Philips planning several green alternatives to costly incandescent bulbsby Steve Ragan - Apr 22 2012, 17:00
Philips planning several green alternatives to costly incandescent bulbs IMG: Philips.
Over the weekend Dutch electronics giant Philips earned a massive amount of attention for their Earth Day launch of a green alternative to the 60-watt incandescent bulb. The blub itself comes with a limited use lifespan of nearly two decades, and will retail for about $50, but could go as low as $25 in some areas. At the same time, there is far more to Philips’ green LED roadmap than a simple bulb.
In February, Philips said they were making solid progress towards achieving the goals set during the launch of their EcoVision program.

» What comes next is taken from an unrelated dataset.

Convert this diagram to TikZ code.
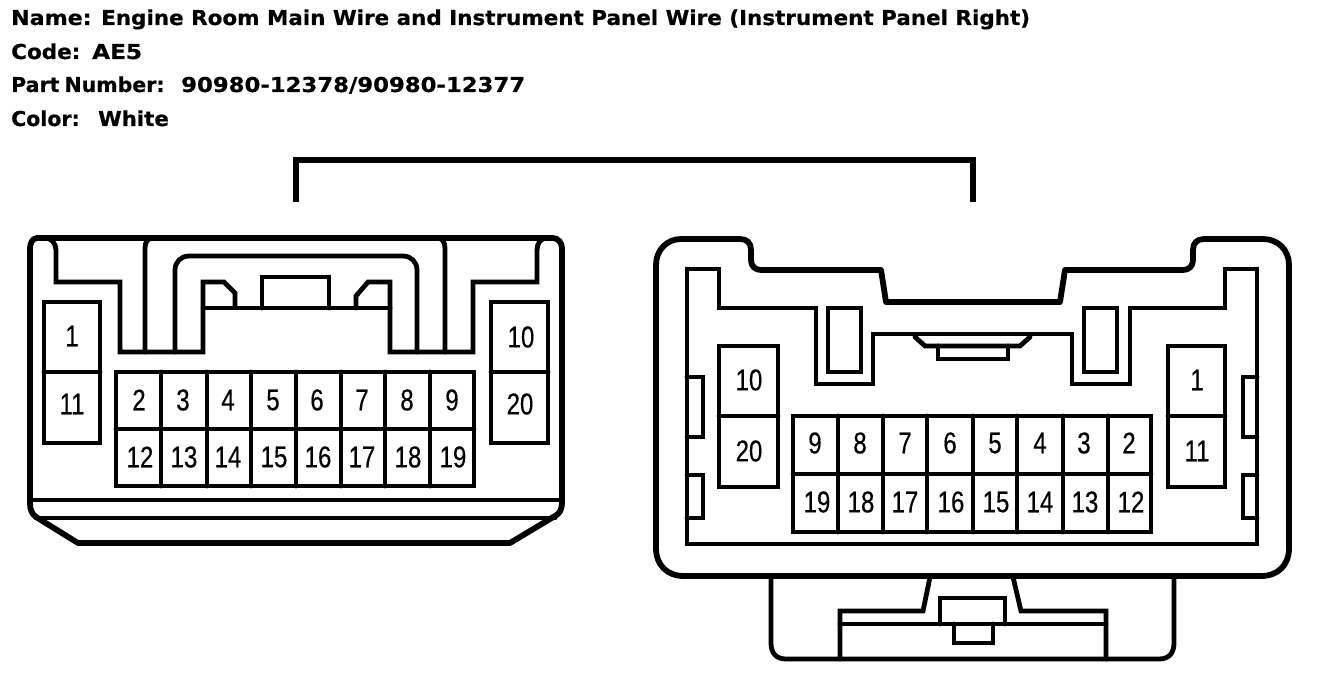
\documentclass[tikz,border=0pt]{standalone}
\usepackage{fontspec}
\setmainfont{Liberation Sans}
\newfontfamily\headfont[FakeBold=0.6]{DejaVu Sans}
\newfontfamily\pinfont[FakeBold=0.5]{Liberation Sans}
\tikzset{
  wire/.style={line width=4.8pt,line join=miter,line cap=round,black},
  thick wire/.style={line width=5.8pt,line join=round,line cap=round,black},
  pinno/.style={inner sep=0pt,font=\pinfont\fontsize{30}{30}\selectfont,text=black},
  headline/.style={anchor=base west,inner sep=0pt,font=\headfont\bfseries\fontsize{20.5}{24}\selectfont,text=black},
}
\newcommand{\pinlabel}[4]{\node[pinno] (#1) at (#2,#3) {\scalebox{.8}[1]{#4}};}
\newcommand{\hx}[2]{\scalebox{#1}[1]{#2}}
\begin{document}
\begin{tikzpicture}[x=1pt,y=-1pt]
\useasboundingbox (0,0) rectangle (1328,682);
% headings
\node[headline] (h1) at (11,25) {\makebox[90pt][l]{\hx{1.08}{Name:}}\hx{1.047}{Engine Room Main Wire and Instrument Panel Wire (Instrument Panel Right)}};
\node[headline] (h2) at (11,59) {\makebox[81pt][l]{\hx{1.05}{Code:}}\hx{1.13}{AE5}};
\node[headline] (h3) at (11,92) {\makebox[170pt][l]{\hx{1.0}{Part\hspace{-2pt} Number:}}\hx{1.11}{90980-12378/90980-12377}};
\node[headline] (h4) at (11,126) {\makebox[87pt][l]{\hx{1.0}{Color:}}\hx{1.04}{White}};
% bracket
\draw[thick wire,line cap=butt,line join=miter] (296,202) -- (296,160) -- (973,160) -- (973,202);

%%% LEFT CONNECTOR
\draw[thick wire] (37,238) -- (553,238) .. controls (558,238) and (562,243) .. (562,248) -- (562,503)
  .. controls (562,510) and (559,514) .. (555,516) -- (510,543) -- (78,543) -- (36,517)
  .. controls (32,514) and (30,510) .. (30,503) -- (30,248) .. controls (30,243) and (33,238) .. (37,238) -- cycle;
\draw[wire] (30,500) -- (562,500);
\draw[wire] (36,518) -- (555,518);
% inner profile
\draw[wire] (45,238) .. controls (51,238) and (56,243) .. (56,250) -- (56,282) -- (120,282) -- (120,352) -- (203,352)
  -- (203,282) -- (224,282) -- (235,293) -- (235,307);
\draw[wire] (203,308) -- (390,308);
\draw[wire] (262,308) -- (262,277) -- (329,277) -- (329,308);
\draw[wire] (356,308) -- (356,296) -- (368,282) -- (390,282) -- (390,352) -- (473,352) -- (473,282) -- (537,282)
  -- (537,250) .. controls (537,243) and (541,238) .. (547,238);
\draw[wire] (145,352) -- (145,248) .. controls (145,242) and (148,238) .. (153,238);
\draw[wire] (445,352) -- (445,248) .. controls (445,242) and (442,238) .. (437,238);
\draw[wire] (175,352) -- (175,270) .. controls (175,262) and (181,256) .. (189,256) -- (403,256)
  .. controls (411,256) and (417,262) .. (417,270) -- (417,352);
% side cavities
\draw[wire] (44,302) rectangle (100,443); \draw[wire] (44,372) -- (100,372);
\draw[wire] (491,302) rectangle (548,443); \draw[wire] (491,372) -- (548,372);
% grid
\draw[wire] (116,372) rectangle (474,486); \draw[wire] (116,429) -- (474,429);
\foreach \vx in {161,207,251,296,341,385,430} {\draw[wire] (\vx,372) -- (\vx,486);}
\pinlabel{la1}{72}{336}{1}
\pinlabel{la11}{72}{404}{11}
\pinlabel{la10}{521}{337}{10}
\pinlabel{la20}{520}{404}{20}
\pinlabel{lb2}{139}{400}{2}
\pinlabel{lb3}{183}{400}{3}
\pinlabel{lb4}{228}{400}{4}
\pinlabel{lb5}{273}{400}{5}
\pinlabel{lb6}{317}{400}{6}
\pinlabel{lb7}{362}{400}{7}
\pinlabel{lb8}{407}{400}{8}
\pinlabel{lb9}{452}{400}{9}
\pinlabel{lb12}{140}{457}{12}
\pinlabel{lb13}{184}{457}{13}
\pinlabel{lb14}{228}{457}{14}
\pinlabel{lb15}{274}{457}{15}
\pinlabel{lb16}{318}{457}{16}
\pinlabel{lb17}{362}{457}{17}
\pinlabel{lb18}{408}{457}{18}
\pinlabel{lb19}{453}{457}{19}

%%% RIGHT CONNECTOR
\draw[thick wire] (681,239) -- (740,239) .. controls (747,239) and (751,243) .. (751,250) -- (751,260)
  .. controls (751,266) and (755,270) .. (761,270) -- (881,270) -- (886,302) -- (1060,302) -- (1065,270) -- (1183,270)
  .. controls (1189,270) and (1193,266) .. (1193,260) -- (1193,250) .. controls (1193,243) and (1197,239) .. (1204,239)
  -- (1263,239) .. controls (1278,239) and (1289,250) .. (1289,265) -- (1289,548)
  .. controls (1289,565) and (1278,576) .. (1261,576) -- (684,576) .. controls (667,576) and (656,565) .. (656,548)
  -- (656,265) .. controls (656,250) and (667,239) .. (681,239) -- cycle;
\draw[wire] (687,269) -- (719,269) -- (719,308) -- (816,308) -- (816,384) -- (873,384) -- (873,334) -- (1072,334)
  -- (1072,384) -- (1130,384) -- (1130,308) -- (1225,308) -- (1225,269) -- (1257,269) -- (1257,544) -- (687,544) -- cycle;
% slots
\draw[wire] (828,308) rectangle (861,372);
\draw[wire] (1084,308) rectangle (1117,372);
% centre latch
\draw[wire] (915,337) -- (925,346) -- (1020,346) -- (1030,337);
\draw[wire] (938,346) -- (938,359) -- (1008,359) -- (1008,346);
% side tabs
\draw[wire] (687,377) -- (703,377) -- (703,437) -- (687,437);
\draw[wire] (687,475) -- (703,475) -- (703,518) -- (687,518);
\draw[wire] (1257,377) -- (1243,377) -- (1243,437) -- (1257,437);
\draw[wire] (1257,475) -- (1243,475) -- (1243,518) -- (1257,518);
% side cavities
\draw[wire] (719,346) rectangle (778,487); \draw[wire] (719,416) -- (778,416);
\draw[wire] (1168,346) rectangle (1225,487); \draw[wire] (1168,416) -- (1225,416);
% grid
\draw[wire] (793,416) rectangle (1151,532); \draw[wire] (793,474) -- (1151,474);
\foreach \vx in {838,883,927,973,1017,1063,1108} {\draw[wire] (\vx,416) -- (\vx,532);}
% lower shell
\draw[wire] (771,576) -- (771,643) .. controls (771,653) and (776,659) .. (786,659) -- (1159,659)
  .. controls (1169,659) and (1174,653) .. (1174,643) -- (1174,576);
\draw[wire] (840,659) -- (840,611) -- (923,611) -- (930,577);
\draw[wire] (1013,577) -- (1021,611) -- (1106,611) -- (1106,659);
\draw[wire] (840,624) -- (1106,624);
\draw[wire] (940,624) -- (940,598) -- (1005,598) -- (1005,624);
\draw[wire] (954,624) -- (954,643) -- (993,643) -- (993,624);
\pinlabel{ra10}{749}{380}{10}
\pinlabel{ra20}{749}{451}{20}
\pinlabel{ra1}{1197}{380}{1}
\pinlabel{ra11}{1197}{451}{11}
\pinlabel{rb9}{815}{443}{9}
\pinlabel{rb8}{860}{443}{8}
\pinlabel{rb7}{905}{443}{7}
\pinlabel{rb6}{950}{443}{6}
\pinlabel{rb5}{995}{443}{5}
\pinlabel{rb4}{1040}{443}{4}
\pinlabel{rb3}{1084}{443}{3}
\pinlabel{rb2}{1129}{443}{2}
\pinlabel{rb19}{817}{502}{19}
\pinlabel{rb18}{861}{502}{18}
\pinlabel{rb17}{905}{502}{17}
\pinlabel{rb16}{951}{502}{16}
\pinlabel{rb15}{996}{502}{15}
\pinlabel{rb14}{1040}{502}{14}
\pinlabel{rb13}{1085}{502}{13}
\pinlabel{rb12}{1131}{502}{12}
\end{tikzpicture}
\end{document}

The company said they spent 291 million Euros on green alternatives to lighting in 2011, and will only spend more (nearly 2 billion Euros) before the EcoVision deadline of 2015.

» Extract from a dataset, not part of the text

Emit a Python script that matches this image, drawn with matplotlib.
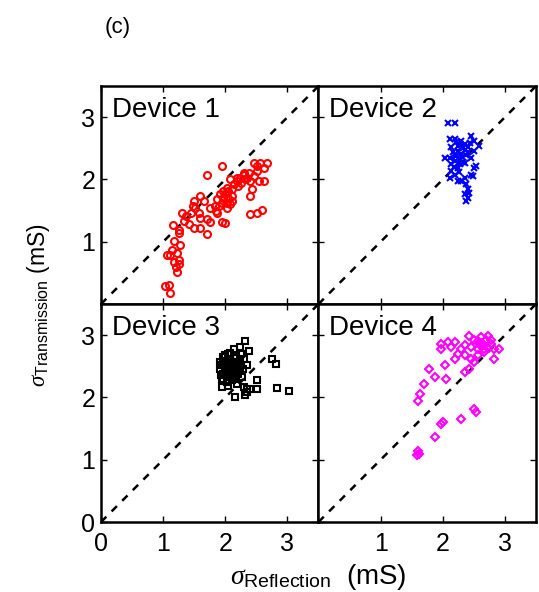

The weekend’s highlight story from Philips centered on their L Prize offering, which is a 60-watt incandescent LED replacement. The LED alternative has an efficacy of more than 90 lumens per-watt, and a consumption profile of less than 10-watts. Based on the released data, it took Philips several years and millions of dollars in resources to develop the 60-watt equivalent LED.

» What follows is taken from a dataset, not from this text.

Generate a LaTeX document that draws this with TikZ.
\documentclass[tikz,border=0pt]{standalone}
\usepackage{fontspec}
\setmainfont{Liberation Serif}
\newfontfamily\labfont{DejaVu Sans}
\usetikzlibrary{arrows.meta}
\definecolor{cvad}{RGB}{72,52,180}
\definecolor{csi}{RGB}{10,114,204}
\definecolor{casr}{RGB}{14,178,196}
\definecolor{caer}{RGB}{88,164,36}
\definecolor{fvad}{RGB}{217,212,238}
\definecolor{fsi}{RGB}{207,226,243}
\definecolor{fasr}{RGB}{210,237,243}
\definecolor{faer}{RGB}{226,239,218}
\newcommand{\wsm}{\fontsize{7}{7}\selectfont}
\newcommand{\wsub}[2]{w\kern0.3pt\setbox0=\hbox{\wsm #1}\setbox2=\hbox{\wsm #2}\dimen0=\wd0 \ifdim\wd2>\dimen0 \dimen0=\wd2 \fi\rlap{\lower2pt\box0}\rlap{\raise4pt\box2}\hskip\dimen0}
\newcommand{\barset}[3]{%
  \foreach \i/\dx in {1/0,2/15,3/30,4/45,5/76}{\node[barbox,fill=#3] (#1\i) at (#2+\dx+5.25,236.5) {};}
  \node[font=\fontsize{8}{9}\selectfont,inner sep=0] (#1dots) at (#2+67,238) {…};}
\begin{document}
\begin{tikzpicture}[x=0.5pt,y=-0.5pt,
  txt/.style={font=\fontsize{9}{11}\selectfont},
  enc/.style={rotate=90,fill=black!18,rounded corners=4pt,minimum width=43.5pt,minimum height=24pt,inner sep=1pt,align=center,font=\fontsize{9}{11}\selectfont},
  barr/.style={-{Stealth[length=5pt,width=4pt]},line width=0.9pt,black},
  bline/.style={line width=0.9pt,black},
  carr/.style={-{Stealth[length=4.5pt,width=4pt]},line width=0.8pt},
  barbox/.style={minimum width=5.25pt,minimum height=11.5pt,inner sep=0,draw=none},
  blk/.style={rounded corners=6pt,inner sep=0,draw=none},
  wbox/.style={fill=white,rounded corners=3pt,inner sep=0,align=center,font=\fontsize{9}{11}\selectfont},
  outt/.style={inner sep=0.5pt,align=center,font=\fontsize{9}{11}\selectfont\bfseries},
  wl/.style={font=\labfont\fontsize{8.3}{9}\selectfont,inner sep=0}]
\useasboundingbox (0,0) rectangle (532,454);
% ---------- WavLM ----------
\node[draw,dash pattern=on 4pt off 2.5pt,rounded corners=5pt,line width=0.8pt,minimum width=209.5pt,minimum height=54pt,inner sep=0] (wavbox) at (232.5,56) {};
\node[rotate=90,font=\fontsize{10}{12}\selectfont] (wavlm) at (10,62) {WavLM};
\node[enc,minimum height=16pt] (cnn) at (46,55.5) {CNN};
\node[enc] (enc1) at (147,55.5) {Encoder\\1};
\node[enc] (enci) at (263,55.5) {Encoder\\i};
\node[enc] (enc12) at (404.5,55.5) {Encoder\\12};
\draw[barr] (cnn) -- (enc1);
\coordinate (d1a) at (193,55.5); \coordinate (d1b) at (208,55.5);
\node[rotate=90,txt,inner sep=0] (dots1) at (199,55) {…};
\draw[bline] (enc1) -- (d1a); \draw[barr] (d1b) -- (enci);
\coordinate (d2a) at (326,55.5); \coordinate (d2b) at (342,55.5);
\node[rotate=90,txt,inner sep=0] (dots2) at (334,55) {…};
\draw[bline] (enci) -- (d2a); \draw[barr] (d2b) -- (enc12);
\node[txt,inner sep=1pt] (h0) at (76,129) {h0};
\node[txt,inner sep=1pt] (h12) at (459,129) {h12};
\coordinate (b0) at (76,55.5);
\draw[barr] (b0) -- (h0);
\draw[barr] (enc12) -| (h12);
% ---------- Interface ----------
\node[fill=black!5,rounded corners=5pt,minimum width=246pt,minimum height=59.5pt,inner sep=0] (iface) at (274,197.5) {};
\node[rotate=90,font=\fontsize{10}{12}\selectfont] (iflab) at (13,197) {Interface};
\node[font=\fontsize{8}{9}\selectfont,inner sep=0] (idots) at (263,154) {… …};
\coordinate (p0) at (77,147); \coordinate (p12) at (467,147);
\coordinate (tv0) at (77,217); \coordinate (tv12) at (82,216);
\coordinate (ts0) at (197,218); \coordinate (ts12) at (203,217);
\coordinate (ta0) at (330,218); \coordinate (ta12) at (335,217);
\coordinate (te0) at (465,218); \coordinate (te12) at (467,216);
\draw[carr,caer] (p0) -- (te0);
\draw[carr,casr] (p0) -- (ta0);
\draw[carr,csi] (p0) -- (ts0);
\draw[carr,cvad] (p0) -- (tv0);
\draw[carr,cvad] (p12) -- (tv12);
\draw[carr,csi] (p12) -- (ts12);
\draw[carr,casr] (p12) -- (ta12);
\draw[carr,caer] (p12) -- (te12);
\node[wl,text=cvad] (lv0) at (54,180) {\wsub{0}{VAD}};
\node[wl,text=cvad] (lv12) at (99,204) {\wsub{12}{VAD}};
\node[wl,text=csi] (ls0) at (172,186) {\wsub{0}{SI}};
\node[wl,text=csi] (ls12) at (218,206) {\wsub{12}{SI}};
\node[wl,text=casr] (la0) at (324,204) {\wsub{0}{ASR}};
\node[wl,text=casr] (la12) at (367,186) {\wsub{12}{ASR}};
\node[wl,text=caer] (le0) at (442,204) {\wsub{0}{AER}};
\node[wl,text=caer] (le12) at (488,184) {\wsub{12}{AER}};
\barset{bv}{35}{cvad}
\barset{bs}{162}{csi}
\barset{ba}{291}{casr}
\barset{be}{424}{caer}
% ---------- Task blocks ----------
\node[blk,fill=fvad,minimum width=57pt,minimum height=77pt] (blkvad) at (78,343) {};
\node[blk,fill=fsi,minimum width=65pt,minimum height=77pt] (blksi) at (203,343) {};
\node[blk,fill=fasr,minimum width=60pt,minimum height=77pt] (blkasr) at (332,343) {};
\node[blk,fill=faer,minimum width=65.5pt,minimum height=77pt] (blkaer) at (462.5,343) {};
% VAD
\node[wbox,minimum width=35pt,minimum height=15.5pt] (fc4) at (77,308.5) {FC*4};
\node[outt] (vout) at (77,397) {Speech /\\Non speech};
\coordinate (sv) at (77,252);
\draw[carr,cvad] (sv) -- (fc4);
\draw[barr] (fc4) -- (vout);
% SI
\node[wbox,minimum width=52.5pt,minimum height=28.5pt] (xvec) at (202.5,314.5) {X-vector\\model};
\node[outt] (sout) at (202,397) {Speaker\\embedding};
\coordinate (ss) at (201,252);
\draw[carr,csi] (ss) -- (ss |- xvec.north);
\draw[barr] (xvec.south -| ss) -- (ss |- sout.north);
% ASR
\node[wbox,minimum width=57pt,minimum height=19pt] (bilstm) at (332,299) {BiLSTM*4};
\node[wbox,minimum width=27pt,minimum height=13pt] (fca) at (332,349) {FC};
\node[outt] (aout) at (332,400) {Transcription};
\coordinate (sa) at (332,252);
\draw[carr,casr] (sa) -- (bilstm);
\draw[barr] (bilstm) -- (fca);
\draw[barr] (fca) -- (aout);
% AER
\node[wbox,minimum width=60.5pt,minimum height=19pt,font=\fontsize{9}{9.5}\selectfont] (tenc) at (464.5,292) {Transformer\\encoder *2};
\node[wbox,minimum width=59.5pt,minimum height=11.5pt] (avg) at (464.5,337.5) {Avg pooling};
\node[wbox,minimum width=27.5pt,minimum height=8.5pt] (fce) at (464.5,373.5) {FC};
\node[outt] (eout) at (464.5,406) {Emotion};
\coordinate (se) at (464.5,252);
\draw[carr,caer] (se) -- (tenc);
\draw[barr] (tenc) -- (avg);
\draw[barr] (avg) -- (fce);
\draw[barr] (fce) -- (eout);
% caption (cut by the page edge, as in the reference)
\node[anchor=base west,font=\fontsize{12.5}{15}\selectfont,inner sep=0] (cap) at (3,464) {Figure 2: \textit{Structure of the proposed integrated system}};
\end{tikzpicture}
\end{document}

According to DOE, an LED replacement for the 60-watt incandescent bulb could save 34 terawatt-hours of electricity per year. That’s enough to power the lights of 17.4 million U.S. households and avoid 5.6 million metric tons of carbon emissions annually.
Presently, the green bulb from Philips has a price of about $50, but partnerships with several companies across the industry as well as incentive programs may push that down to $25. After an 18 month testing process during the L Prize competition, the newest LED alternative couldn’t have come at a better time. 100-watt bulbs are no longer produced in the Europe and U.S., while 60-watt bulbs are set for a phase-out by 2014.
The main draw to this latest LED advancement from Philips however is the fact that with a usage of just 4-hours per day, the bulb will last nearly 20 years.
Expanding on Earth Day’s news, Philips has other products in the works. Some of them were on display in Germany during the Lighting and architecture fair, Light + Building 2012.
Based on the winning design from the L Prize competition, Philips has released a 75-watt LED bulb in Europe. The green LED will consume only 17-watts, enabling lower energy consumption and associative costs. The new LED alternatives will come in designs such as spot lamps and candles, or regular bulbs. Pricing starts at 10 Euros.
In addition, Philips also announced other advancements such as City Touch – an intelligent light management system for city-wide street lighting; Light Balancing, which is a solution that intelligently manages the balance of artificial lighting and natural daylight in offices; and Pure Detail, which uses LED lighting to enhance textures and perception in retail environments.